Justice Thomas dissented without opinion. Justice Alito wrote a dissent, joined by Justice Gorsuch. They point out that 4000 service members filed requests for religious exemptions. All were denied. Some were allegedly told that challenging the denials would hurt their careers and that the Navy had decided ex ante that there would be no exemptions from its vaccination policy. Justice Alito would make it the government’s burden to show . . .
that mandatory vaccination is the least restrictive means of furthering the interest it asserts in light of the present nature of the pandemic, what is known about the spread of the virus and the effectiveness of the vaccines, prevalent practices, and the physical characteristics of Navy Seals and others in the Special Warfare community.
Justice Alito is concerned about the effect of the stay:
[T]he Court’s order allows the Navy to use respondents’ unvaccinated status as a reason for directing them to perform whatever duties or functions the Navy wants, including sitting alone in a room pushing paper or reading manuals for the duration of the appellate process.
I find this description of life in the military wholly unsurprising. Remember early in COVID when cruise ships became death traps? The threat that an outbreak of COVID aboard a naval vessel could infect hundreds of service members and jeopardize a mission is obviously a threat to military preparedness that merits a strong response. And the military cannot function if every one of its operational decisions is to be checked by any Article III judge with no military experience who thinks there is a less-restrictive means of achieving military ends.

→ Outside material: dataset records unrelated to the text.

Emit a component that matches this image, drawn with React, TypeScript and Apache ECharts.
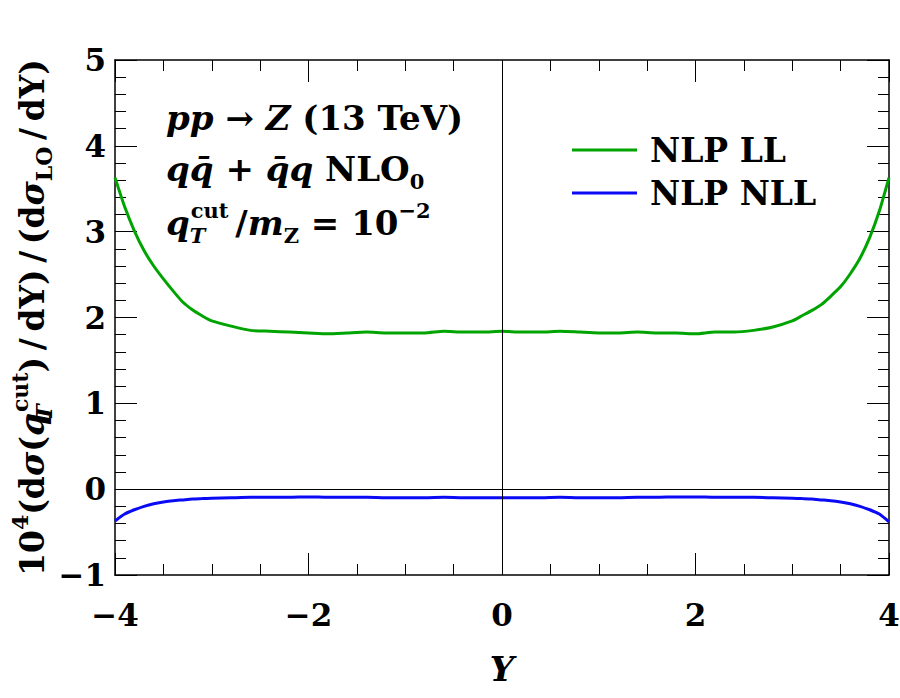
import React, { useEffect, useRef } from "react";
import * as echarts from "echarts";

// Rapidity grid
const RAPIDITY = [
  -4.0, -3.9, -3.8, -3.7, -3.6, -3.5, -3.4, -3.3, -3.2, -3.1, -3.0,
  -2.8, -2.6, -2.4, -2.2, -2.0, -1.8, -1.6, -1.4, -1.2, -1.0, -0.8, -0.6, -0.4, -0.2,
  0.0, 0.2, 0.4, 0.6, 0.8, 1.0, 1.2, 1.4, 1.6, 1.8, 2.0, 2.2, 2.4, 2.6, 2.8,
  3.0, 3.1, 3.2, 3.3, 3.4, 3.5, 3.6, 3.7, 3.8, 3.9, 4.0,
];

// NLP LL correction, 10^4 x ratio
const NLP_LL = [
  3.63, 3.29, 3.01, 2.78, 2.6, 2.45, 2.31, 2.18, 2.09, 2.02, 1.96,
  1.9, 1.85, 1.84, 1.83, 1.82, 1.81, 1.82, 1.83, 1.82, 1.82, 1.82, 1.84, 1.83, 1.83,
  1.84, 1.83, 1.83, 1.84, 1.83, 1.82, 1.82, 1.83, 1.82, 1.82, 1.81, 1.83, 1.83, 1.85, 1.89,
  1.96, 2.02, 2.08, 2.15, 2.25, 2.36, 2.51, 2.69, 2.93, 3.24, 3.63,
];

// NLP NLL correction, 10^4 x ratio
const NLP_NLL = [
  -0.37, -0.29, -0.24, -0.2, -0.17, -0.15, -0.135, -0.125, -0.115, -0.11, -0.105,
  -0.1, -0.095, -0.095, -0.095, -0.09, -0.095, -0.095, -0.095, -0.1, -0.1, -0.1, -0.095, -0.1, -0.1,
  -0.1, -0.1, -0.1, -0.095, -0.1, -0.1, -0.1, -0.095, -0.095, -0.09, -0.09, -0.095, -0.095, -0.095, -0.1,
  -0.105, -0.11, -0.115, -0.125, -0.135, -0.15, -0.17, -0.2, -0.24, -0.29, -0.38,
];

const SERIES_NAMES = ["NLP LL", "NLP NLL"];
const SERIES_COLORS = ["#00a400", "#0a0af5"];

const X_MIN = -4;
const X_MAX = 4;
const Y_MIN = -1;
const Y_MAX = 5;

const FONT = '"DejaVu Serif", "Liberation Serif", serif';

const minus = (v: number) => String(v).replace("-", "\u2212");

export default function App() {
  const ref = useRef<HTMLDivElement>(null);

  useEffect(() => {
    if (!ref.current) return;
    const chart = echarts.init(ref.current, undefined, { renderer: "svg" });

    const frameLine = { show: true, onZero: false, lineStyle: { color: "#000", width: 1.5 } };
    const majorTick = { show: true, inside: true, length: 22, lineStyle: { color: "#000", width: 1 } };
    const minorTick = (split: number) => ({
      show: true,
      splitNumber: split,
      length: 11,
      lineStyle: { color: "#000", width: 1 },
    });
    const tickLabel = {
      fontFamily: FONT,
      fontWeight: "bold" as const,
      fontSize: 31,
      color: "#000",
      formatter: minus,
    };

    const lineData = (vals: number[]) => RAPIDITY.map((x, i) => [x, vals[i]]);

    const textBase = { fontFamily: FONT, fontWeight: "bold", fontSize: 34, color: "#000" };
    const richAnn = {
      n: { ...textBase, lineHeight: 46 },
      i: { ...textBase, fontStyle: "italic", lineHeight: 46 },
      sup: { ...textBase, fontSize: 21, lineHeight: 18, verticalAlign: "top" },
      sub: { ...textBase, fontSize: 21, lineHeight: 18, verticalAlign: "bottom" },
      subT: { ...textBase, fontStyle: "italic", fontSize: 21, lineHeight: 18, verticalAlign: "bottom", width: 1 },
    };

    const annText = (y: number, text: string) => ({
      type: "text",
      left: 166,
      top: y,
      style: { text, rich: richAnn, fill: "#000", font: `bold 34px ${FONT}` },
    });

    chart.setOption({
      animation: false,
      backgroundColor: "#fff",
      grid: {
        left: 115,
        right: 11,
        top: 60,
        bottom: 123,
        containLabel: false,
        outerBoundsMode: "none",
      },
      legend: {
        orient: "vertical",
        left: 567,
        top: 124,
        itemWidth: 65,
        itemHeight: 3,
        itemGap: 1,
        icon: "rect",
        data: SERIES_NAMES,
        textStyle: {
          fontFamily: FONT,
          fontWeight: "bold",
          fontSize: 33,
          color: "#000",
          lineHeight: 34,
          padding: [8, 0, 0, 8],
        },
      },
      xAxis: [
        {
          type: "value",
          position: "bottom",
          min: X_MIN,
          max: X_MAX,
          interval: 2,
          axisLine: frameLine,
          axisTick: majorTick,
          minorTick: minorTick(4),
          splitLine: { show: false },
          axisLabel: { ...tickLabel, margin: 24 },
          name: "Y",
          nameLocation: "middle",
          nameGap: 77,
          nameMoveOverlap: false,
          nameTextStyle: { fontFamily: FONT, fontWeight: "bold", fontStyle: "italic", fontSize: 34, color: "#000" },
        },
        {
          type: "value",
          position: "top",
          min: X_MIN,
          max: X_MAX,
          interval: 2,
          axisLine: frameLine,
          axisTick: majorTick,
          minorTick: minorTick(4),
          splitLine: { show: false },
          axisLabel: { show: false },
        },
      ],
      yAxis: [
        {
          type: "value",
          position: "left",
          min: Y_MIN,
          max: Y_MAX,
          interval: 1,
          axisLine: frameLine,
          axisTick: majorTick,
          minorTick: minorTick(5),
          splitLine: { show: false },
          axisLabel: { ...tickLabel, margin: 9 },
          name:
            "{n|10}{sup|4}{n|(d}{g|σ}{n|(}{i|q}{subT|T}{sup|cut}{n|)\u2009/\u2009dY)\u2009/\u2009(d}{g|σ}{sub|LO}{n|\u2009/\u2009dY)}",
          nameLocation: "middle",
          nameRotate: 90,
          nameGap: 60,
          nameMoveOverlap: false,
          nameTextStyle: {
            rich: {
              n: { ...textBase, fontSize: 33, lineHeight: 46 },
              i: { ...textBase, fontSize: 33, fontStyle: "italic", lineHeight: 46 },
              g: { ...textBase, fontSize: 33, fontStyle: "italic", lineHeight: 46 },
              sup: { ...textBase, fontSize: 22, lineHeight: 18, verticalAlign: "top" },
              sub: { ...textBase, fontSize: 22, lineHeight: 18, verticalAlign: "bottom" },
              subT: { ...textBase, fontSize: 22, fontStyle: "italic", lineHeight: 18, verticalAlign: "bottom", width: 1 },
            },
          },
        },
        {
          type: "value",
          position: "right",
          min: Y_MIN,
          max: Y_MAX,
          interval: 1,
          axisLine: frameLine,
          axisTick: majorTick,
          minorTick: minorTick(5),
          splitLine: { show: false },
          axisLabel: { show: false },
        },
      ],
      graphic: [
        annText(101, "{i|pp} {n|\u2192} {i|Z} {n|(13 TeV)}"),
        annText(152, "{i|q\u0071\u0304} {n|+} {i|q\u0304q} {n|NLO}{sub|0}"),
        annText(200, "{i|q}{subT|T}{sup|cut}{n|\u2009/}{i|m}{sub|Z}{n| = 10}{sup|\u22122}"),
      ],
      series: [
        {
          name: SERIES_NAMES[0],
          type: "line",
          data: lineData(NLP_LL),
          showSymbol: false,
          smooth: 0.2,
          lineStyle: { color: SERIES_COLORS[0], width: 3 },
          itemStyle: { color: SERIES_COLORS[0] },
          z: 3,
          markLine: {
            silent: true,
            symbol: "none",
            label: { show: false },
            lineStyle: { color: "#000", width: 1, type: "solid" },
            data: [{ xAxis: 0 }, { yAxis: 0 }],
          },
        },
        {
          name: SERIES_NAMES[1],
          type: "line",
          data: lineData(NLP_NLL),
          showSymbol: false,
          smooth: 0.2,
          lineStyle: { color: SERIES_COLORS[1], width: 3 },
          itemStyle: { color: SERIES_COLORS[1] },
          z: 3,
        },
      ],
    });

    return () => chart.dispose();
  }, []);

  return (
    <div
      ref={ref}
      style={{ position: "fixed", left: 0, top: 0, width: 900, height: 698, background: "#fff" }}
    />
  );
}
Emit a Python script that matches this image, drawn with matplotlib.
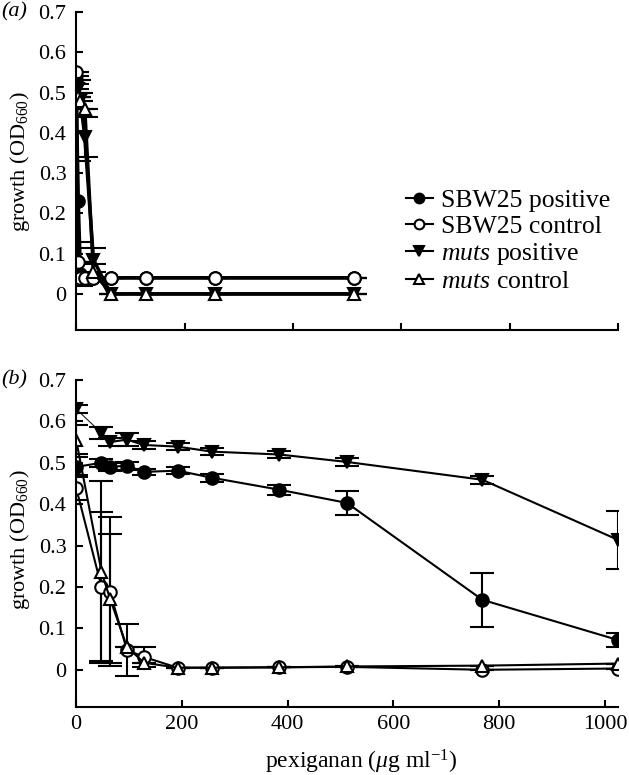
import matplotlib
matplotlib.use('Agg')
import matplotlib.pyplot as plt
from matplotlib.lines import Line2D
import numpy as np

plt.rcParams['font.family'] = ['Liberation Serif', 'DejaVu Serif']
plt.rcParams['mathtext.fontset'] = 'custom'
plt.rcParams['mathtext.rm'] = 'Liberation Serif'
plt.rcParams['mathtext.it'] = 'Liberation Serif:italic'

# ---- panel (a) data ----
conc_a = [0, 2, 4, 8, 16, 32, 64, 128, 256]
sbw_pos_a = [0.53, 0.23, 0.05, 0.04, 0.04, 0.04, 0.04, 0.04, 0.04]
sbw_pos_a_err = [0.01, 0.10, 0.03, 0.0, 0.0, 0.0, 0.0, 0.0, 0.0]
sbw_ctl_a = [0.55, 0.08, 0.04, 0.04, 0.04, 0.04, 0.04, 0.04, 0.04]
sbw_ctl_a_err = [0.0, 0.0, 0.0, 0.0, 0.0, 0.0, 0.0, 0.0, 0.0]
muts_pos_a = [0.52, 0.51, 0.48, 0.39, 0.085, 0.0, 0.0, 0.0, 0.0]
muts_pos_a_err = [0.01, 0.02, 0.02, 0.05, 0.03, 0.0, 0.0, 0.0, 0.0]
muts_ctl_a = [0.50, 0.49, 0.48, 0.46, 0.055, 0.0, 0.0, 0.0, 0.0]
muts_ctl_a_err = [0.0, 0.0, 0.0, 0.0, 0.02, 0.0, 0.0, 0.0, 0.0]

# ---- panel (b) data ----
conc_b = [0, 48, 64, 96, 128, 192, 256, 384, 512, 768, 1024]
sbw_pos_b = [0.49, 0.50, 0.49, 0.493, 0.478, 0.481, 0.464, 0.435, 0.403, 0.169, 0.072]
sbw_pos_b_err = [0.025, 0.01, 0.01, 0.01, 0.008, 0.008, 0.01, 0.012, 0.03, 0.065, 0.018]
sbw_ctl_b = [0.44, 0.20, 0.188, 0.048, 0.031, 0.005, 0.005, 0.006, 0.007, 0.0, 0.003]
sbw_ctl_b_err = [0.03, 0.18, 0.18, 0.062, 0.025, 0.0, 0.0, 0.0, 0.0, 0.0, 0.0]
muts_pos_b = [0.63, 0.572, 0.55, 0.556, 0.543, 0.539, 0.527, 0.52, 0.502, 0.459, 0.314]
muts_pos_b_err = [0.01, 0.015, 0.01, 0.015, 0.01, 0.008, 0.008, 0.008, 0.01, 0.01, 0.07]
muts_ctl_b = [0.556, 0.237, 0.172, 0.056, 0.017, 0.005, 0.005, 0.006, 0.008, 0.01, 0.015]
muts_ctl_b_err = [0.035, 0.22, 0.155, 0.0, 0.0, 0.0, 0.0, 0.0, 0.0, 0.0, 0.0]

labels = ['SBW25 positive', 'SBW25 control', r'$\it{muts}$ positive', r'$\it{muts}$ control']
markers = ['o', 'o', 'v', '^']
faces = ['black', 'white', 'black', 'white']

fig = plt.figure(figsize=(6.29, 7.75), dpi=100)
ax1 = fig.add_axes([0.121, 0.574, 0.862, 0.4105])
ax2 = fig.add_axes([0.121, 0.0877, 0.862, 0.422])


def style_axes(ax):
    for s in ['top', 'right']:
        ax.spines[s].set_visible(False)
    for s in ['left', 'bottom']:
        ax.spines[s].set_linewidth(1.5)
    ax.tick_params(direction='in', length=5, width=1.5, labelsize=16)
    ax.tick_params(axis='y', pad=7)
    ax.tick_params(axis='x', pad=6)
    ax.set_ylim(-0.09, 0.7)
    ax.set_yticks(np.arange(0, 0.71, 0.1))
    ax.set_yticklabels(['0', '0.1', '0.2', '0.3', '0.4', '0.5', '0.6', '0.7'])


# top panel
series_a = [(sbw_pos_a, sbw_pos_a_err), (sbw_ctl_a, sbw_ctl_a_err),
            (muts_pos_a, muts_pos_a_err), (muts_ctl_a, muts_ctl_a_err)]
for (y, e), m, fc, lab in zip(series_a, markers, faces, labels):
    ax1.errorbar(conc_a, y, yerr=e, color='black', marker=m, mfc=fc, mec='black',
                 ms=9, mew=1.5, lw=2.5, elinewidth=1.5, capsize=9, capthick=1.5,
                 label=lab)
ax1.set_xlim(0, 500)
ax1.set_xticks(np.arange(0, 501, 100))
ax1.set_xticklabels([])
style_axes(ax1)

# legend with short thin handles
handles = [Line2D([], [], color='black', lw=1.5, marker=m, mfc=fc, mec='black', ms=7, mew=1.5)
           for m, fc in zip(markers, faces)]
ax1.legend(handles, labels, loc='upper left', bbox_to_anchor=(0.608, 0.443), frameon=False,
           fontsize=18.5, handlelength=1.05, handletextpad=0.32, labelspacing=0.11,
           borderpad=0, borderaxespad=0)

# bottom panel
series_b = [(sbw_pos_b, sbw_pos_b_err), (sbw_ctl_b, sbw_ctl_b_err),
            (muts_pos_b, muts_pos_b_err), (muts_ctl_b, muts_ctl_b_err)]
kw = dict(color='black', mec='black', ms=9, mew=1.5, elinewidth=1.5, capsize=8.5,
          capthick=1.5)
for i, ((y, e), m, fc) in enumerate(zip(series_b, markers, faces)):
    if i == 2:
        # first segment is drawn with a thin line in the original
        ax2.plot(conc_b[:2], y[:2], color='black', lw=0.7)
        ax2.errorbar(conc_b[1:], y[1:], yerr=e[1:], marker=m, mfc=fc, lw=1.5, **kw)
        ax2.errorbar(conc_b[:1], y[:1], yerr=e[:1], marker=m, mfc=fc, lw=1.5, **kw)
    else:
        ax2.errorbar(conc_b, y, yerr=e, marker=m, mfc=fc, lw=1.5, **kw)
ax2.set_xlim(0, 1025)
ax2.set_xticks(np.arange(0, 1001, 200))
style_axes(ax2)

ylab = r'growth (OD$_{660}$)'
fig.text(0.032, 1 - 162 / 775, ylab, rotation=90, fontsize=16,
         ha='center', va='center')
fig.text(0.032, 1 - 540 / 775, ylab, rotation=90, fontsize=16,
         ha='center', va='center')
fig.text(0.575, 1 - 762 / 775, r'pexiganan ($\mu$g ml$^{-1}$)', fontsize=17,
         ha='center', va='center')
fig.text(0.002, 1 - 12 / 775, '(a)', fontsize=16, style='italic', ha='left', va='center')
fig.text(0.002, 1 - 380 / 775, '(b)', fontsize=16, style='italic', ha='left', va='center')

fig.savefig('out.png', dpi=100)
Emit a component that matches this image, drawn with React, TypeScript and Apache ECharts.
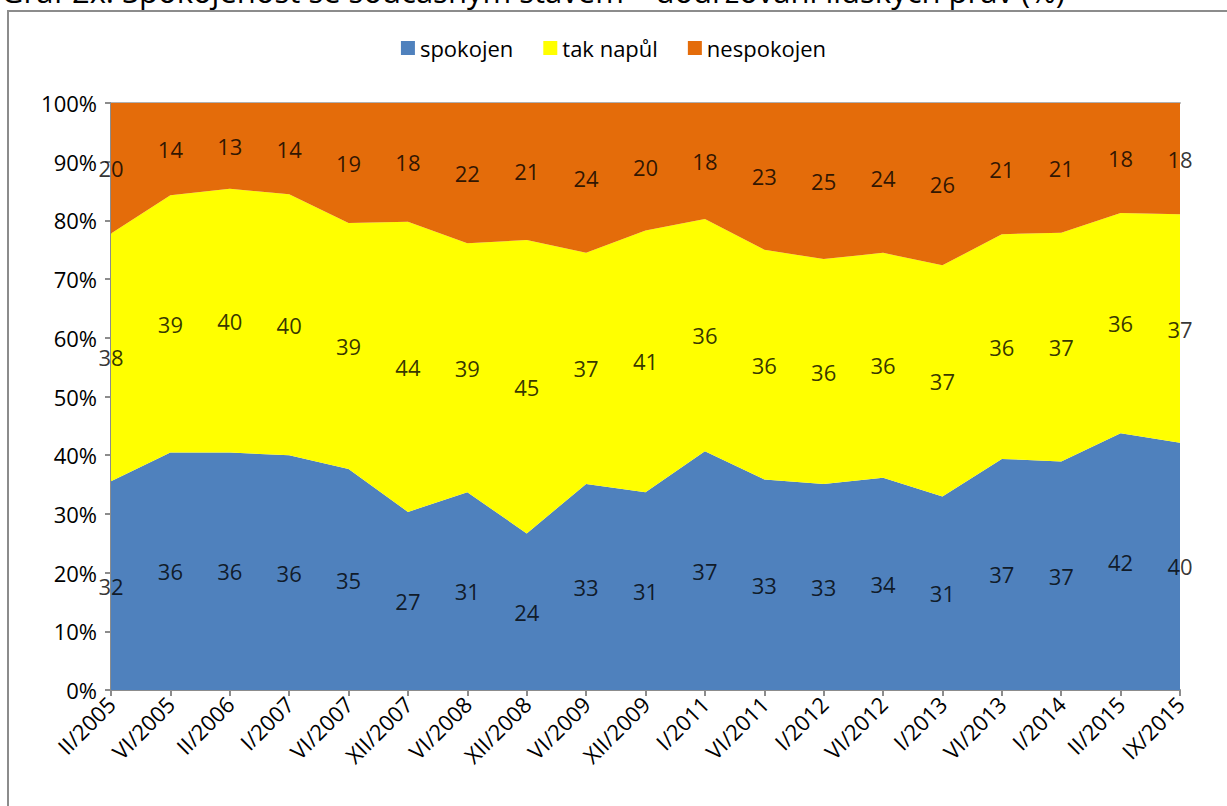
import React, { useEffect, useRef } from "react";
import * as echarts from "echarts";

const categories = ["II/2005", "VI/2005", "II/2006", "I/2007", "VI/2007", "XII/2007", "VI/2008", "XII/2008", "VI/2009", "XII/2009", "I/2011", "VI/2011", "I/2012", "VI/2012", "I/2013", "VI/2013", "I/2014", "II/2015", "IX/2015"];
const spokojen = [32, 36, 36, 36, 35, 27, 31, 24, 33, 31, 37, 33, 33, 34, 31, 37, 37, 42, 40];
const takNapul = [38, 39, 40, 40, 39, 44, 39, 45, 37, 41, 36, 36, 36, 36, 37, 36, 37, 36, 37];
const nespokojen = [20, 14, 13, 14, 19, 18, 22, 21, 24, 20, 18, 23, 25, 24, 26, 21, 21, 18, 18];
const seriesNames = ["spokojen", "tak napůl", "nespokojen"];
const colors = ["#4F81BD", "#FFFF00", "#E46C0A"];
const titleText = "Graf 2x: Spokojenost se současným stavem – dodržování lidských práv (%)";

const FONT = "Open Sans";

export default function App() {
  const ref = useRef<HTMLDivElement>(null);
  useEffect(() => {
    if (!ref.current) return;
    const chart = echarts.init(ref.current, undefined, { renderer: "svg" });
    const raw = [spokojen, takNapul, nespokojen];
    const totals = categories.map((_, i) => spokojen[i] + takNapul[i] + nespokojen[i]);
    const pct = raw.map((arr) => arr.map((v, i) => (v / totals[i]) * 100));
    const mids = pct.map((arr, s) =>
      arr.map((v, i) => {
        let base = 0;
        for (let k = 0; k < s; k++) base += pct[k][i];
        return base + v / 2;
      })
    );
    const areaSeries = pct.map((arr, s) => ({
      name: seriesNames[s],
      type: "line",
      stack: "total",
      data: arr,
      symbol: "none",
      lineStyle: { width: 0 },
      areaStyle: { color: colors[s], opacity: 1 },
      itemStyle: { color: colors[s] },
      z: 2,
    }));
    const labelSeries = mids.map((arr, s) => ({
      name: "lbl" + s,
      type: "scatter",
      data: arr.map((v, i) => [i, v]),
      symbolSize: 1,
      itemStyle: { color: "rgba(0,0,0,0)" },
      label: {
        show: true,
        position: "inside",
        formatter: (p: any) => String(raw[s][p.dataIndex]),
        fontFamily: FONT,
        fontSize: 22,
        color: "#000",
      },
      z: 5,
      silent: true,
    }));
    chart.setOption({
      animation: false,
      textStyle: { fontFamily: FONT },
      graphic: [
        {
          type: "rect",
          shape: { x: 8, y: 11, width: 1400, height: 1000 },
          style: { fill: "none", stroke: "#8c8c8c", lineWidth: 2 },
          z: 0,
        },
        {
          type: "text",
          x: 1,
          y: -9,
          style: {
            text: titleText,
            fontFamily: FONT,
            fontSize: 31,
            fill: "#000",
            textVerticalAlign: "middle",
          },
        },
      ],
      legend: {
        data: seriesNames,
        top: 32,
        left: "center",
        itemWidth: 14,
        itemHeight: 14,
        itemGap: 30,
        icon: "rect",
        textStyle: { fontFamily: FONT, fontSize: 22, color: "#000" },
      },
      grid: { left: 111, right: 47, top: 103, bottom: 116, containLabel: false },
      xAxis: [
        {
          type: "category",
          data: categories,
          boundaryGap: false,
          axisLine: { lineStyle: { color: "#8c8c8c", width: 2 } },
          axisTick: { show: true, length: 6, lineStyle: { color: "#8c8c8c", width: 2 } },
          axisLabel: { rotate: 45, fontFamily: FONT, fontSize: 22, color: "#000", margin: 10 },
          splitLine: { show: false },
        },
        {
          type: "category",
          data: categories,
          boundaryGap: false,
          position: "top",
          axisLine: { lineStyle: { color: "#b0b0b0", width: 2 } },
          axisTick: { show: false },
          axisLabel: { show: false },
        },
      ],
      yAxis: {
        type: "value",
        min: 0,
        max: 100,
        interval: 10,
        axisLine: { show: true, lineStyle: { color: "#8c8c8c", width: 2 } },
        axisTick: { show: true, length: 6, lineStyle: { color: "#8c8c8c", width: 2 } },
        axisLabel: { formatter: "{value}%", fontFamily: FONT, fontSize: 22, color: "#000", margin: 14 },
        splitLine: { show: false },
      },
      series: [...areaSeries, ...labelSeries],
    });
    return () => chart.dispose();
  }, []);
  return (
    <div
      ref={ref}
      style={{ position: "fixed", left: 0, top: 0, width: 1227, height: 806, background: "#fff" }}
    />
  );
}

But getting back to my contractual theme. I am working with a student, Jordan Kimball, mentioned in this previous post, who is active military. Jordan is writing her note about limitations on freedom of expression in the military. Her focus is on the procedural complications the military faces in communicating its directives relating to personal expression throughout a huge organization when those directives are constantly being updated in response to cultural trends. Jordan is one of my students who firmly believes that people ought to read contracts before entering into them, and she wrote in response to this case:
Read the back of the ticket before you sign the dotted line and understand that the military owns you for the entirety of your contract. Every new medication, doctor visit, tattoo, etc. is required to be reported to your chain of command and decisions are absolutely made on that basis.
In short, I think the dissenters in Austin are wrong for reasons having to do with the separation of powers and institutional competence. In addition, Justice Alito begins his opinion with outrage that people who have volunteered for hazardous service are being treated shabbily. Jordan’s perspective is exactly the opposite. You volunteered for this. You signed a contract, and the possibility of shabby treatment was pretty much an express term of the deal.